All this was an interesting tour de force, and it made considerable noise among the intellectuals of Paris. But critics had no difficulty in showing that Condillac’s method was as deductive and hypothetical as anything in the systems of philosophy; that he quite ignored the problem of consciousness; and that he had not explained how the original sensitivity had arisen. A sensitive statue, even if it only smells, is no statue, unless it be that dignitary whom Turgenev described as posing as proudly as if he were his own monument raised by public subscription.
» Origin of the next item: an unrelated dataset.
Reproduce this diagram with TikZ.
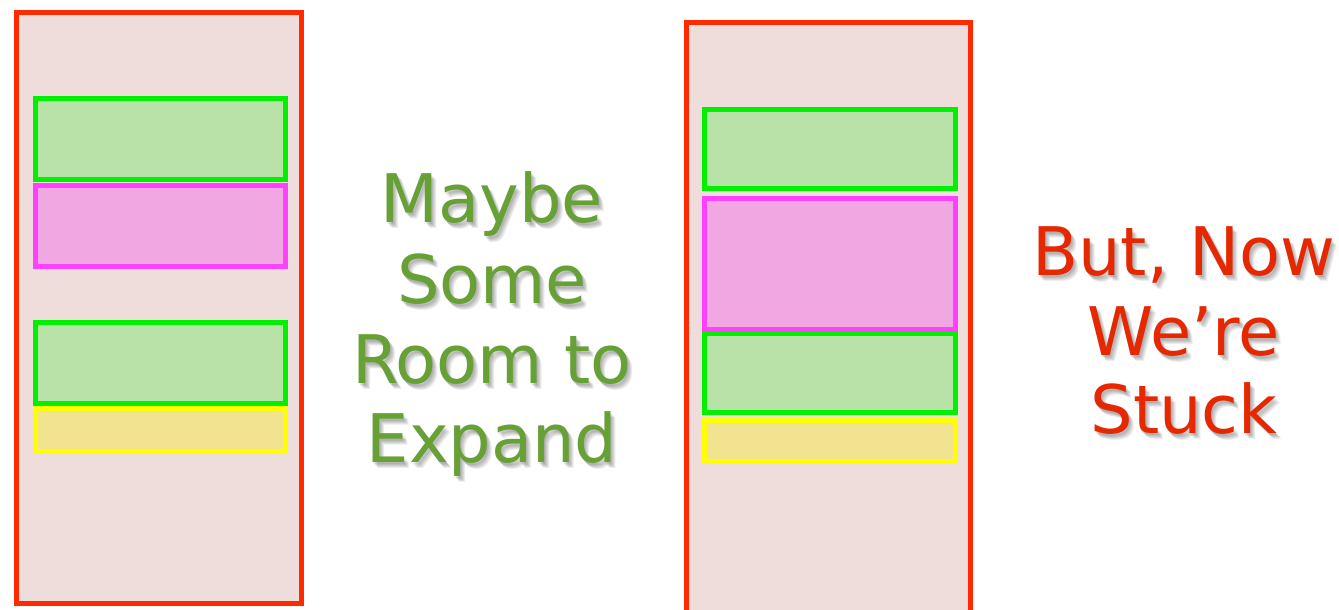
\documentclass[tikz,border=0pt]{standalone}
\usepackage{fontspec}
\setmainfont{DejaVu Sans}
\definecolor{boxred}{HTML}{FF2A00}
\definecolor{boxbg}{HTML}{EEDDDA}
\definecolor{grnline}{HTML}{00F000}
\definecolor{grnfill}{HTML}{B9E2A8}
\definecolor{pnkline}{HTML}{FF40FF}
\definecolor{pnkfill}{HTML}{F1A8E2}
\definecolor{ylwline}{HTML}{FFFF00}
\definecolor{ylwfill}{HTML}{F2E391}
\definecolor{txtgreen}{HTML}{67A035}
\definecolor{txtred}{HTML}{E52800}
\tikzset{
  outerbox/.style={draw=boxred, fill=boxbg, line width=5pt},
  greenbox/.style={draw=grnline, fill=grnfill, line width=5pt},
  pinkbox/.style={draw=pnkline, fill=pnkfill, line width=5pt},
  yellowbox/.style={draw=ylwline, fill=ylwfill, line width=5pt},
  bigtext/.style={font=\fontsize{67}{80}\selectfont, inner sep=0pt, anchor=base},
  shadowtext/.style={bigtext, text=black, text opacity=0.07},
}
\begin{document}
\begin{tikzpicture}[x=1pt,y=-1pt]
\useasboundingbox (0,0) rectangle (1339,610);
\begin{scope}
\clip (0,0) rectangle (1339,610);
% left column
\draw[outerbox] (16,13) rectangle (301,603);
\draw[greenbox] (35,98) rectangle (285,179);
\draw[pinkbox] (35,185) rectangle (285,266);
\draw[greenbox] (35,322) rectangle (285,403);
\draw[yellowbox] (35,408) rectangle (285,451);
% right column
\draw[outerbox] (686,23) rectangle (970,620);
\draw[greenbox] (704,109) rectangle (955,188);
\draw[pinkbox] (704,198) rectangle (955,329);
\draw[greenbox] (704,333) rectangle (955,412);
\draw[yellowbox] (704,420) rectangle (955,461);
\end{scope}
% soft drop shadows of the texts
\foreach \dx/\dy in {2/3,4/5,3/4,5/6,1/2}{
  \node[shadowtext] at (492+\dx,222+\dy) {Maybe};
  \node[shadowtext] at (492+\dx,303+\dy) {Some};
  \node[shadowtext] at (492+\dx,383+\dy) {Room to};
  \node[shadowtext] at (492+\dx,462+\dy) {Expand};
  \node[shadowtext] at (1184+\dx,275+\dy) {But, Now};
  \node[shadowtext] at (1184+\dx,355+\dy) {We’re};
  \node[shadowtext] at (1184+\dx,433+\dy) {Stuck};
}
% texts
\node[bigtext, text=txtgreen] (g1) at (492,222) {Maybe};
\node[bigtext, text=txtgreen] (g2) at (492,303) {Some};
\node[bigtext, text=txtgreen] (g3) at (492,383) {Room to};
\node[bigtext, text=txtgreen] (g4) at (492,462) {Expand};
\node[bigtext, text=txtred] (r1) at (1184,275) {But, Now};
\node[bigtext, text=txtred] (r2) at (1184,355) {We’re};
\node[bigtext, text=txtred] (r3) at (1184,433) {Stuck};
\end{tikzpicture}
\end{document}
In 1767 Condillac was appointed tutor to the future Duke of Parma. He spent the next nine years in Italy, and composed for his pupil seventeen volumes which were published in 1769–73 as Cours d’études, or Course of Studies. These volumes are of a high order, but the two on history deserve a special salute because they included the history of ideas, manners, economic systems, morals, arts, sciences, amusements, roads—altogether a fuller record of “civilization” than Voltaire had given in the Essai sur les moeurs. In 1780, at the request of Prince Ignacy Potocki, Condillac drew up a Logique for the schools of Lithuania; this too was of exceptional excellence. In that year he died.

His influence survived for a century, appearing as late as 1870 in Taine’s De l’Intelligence. Condillac’s psychology was standard in the educational system established by the National Convention that governed France from 1792 to 1795. Anatomists like Vicq-d’Azyr, chemists like Lavoisier, astronomers like Laplace, biologists like Lamarck, alienists like Pinel, psychologists like Bonnet and Cabanis, acknowledged his lead. Pierre Jean Georges Cabanis, in 1796, described the brain as “a special organ whose particular function it is to produce thought, just as the stomach and the intestines have the special function of carrying on the work of digestion, and the liver that of filtering bile.”136 The philosophes who surrounded Condillac ignored his professions of faith in God, free will, and an immaterial, immortal soul; they claimed that a naturalistic, semimaterialistic, hedonistic philosophy logically followed from his reduction of all knowledge to sensation, and of all motives to pleasure and pain. Rousseau and Helvétius concluded that if the mind of man at birth is mere receptivity, education can mold intelligence and character with little regard to hereditary differences of mental capacity. Here was the psychological ground of many radical political philosophies.

The reaction against materialistic psychology came in France only after Napoleon had clipped the claws of the Revolution and had signed the Concordat of 1801 with the Church. It came earlier in Germany, where the antisensationist tradition of Leibniz was still strong. Men like Johann Nicolaus Tetens, professor at the University of Rostock, attacked the school of Condillac as mere theoreticians rather than scientists. All this talk of “vibrations” and “nerve fluid” was pure hypothesis; had anyone seen these things? Tetens argued that a scientific psychology would seek direct observation of mental processes; it would make introspection its major instrument, and would thereby build up a psychology on a truly inductive basis. It would soon find that the “laws of association” formulated by Hobbes, Locke, and Hartley do not correspond with our actual experience; that imagination often revives or combines ideas in quite a different order from that in which sensation gave them; and that links in the chain of association sometimes drop out in a very fanciful way. Desire seems to be the immanent reality of an organism, and hardly conforms to mechanical laws. Mind is an active, forming force, not a “blank paper” upon which sensation writes its will.

So the stage was set for Immanuel Kant.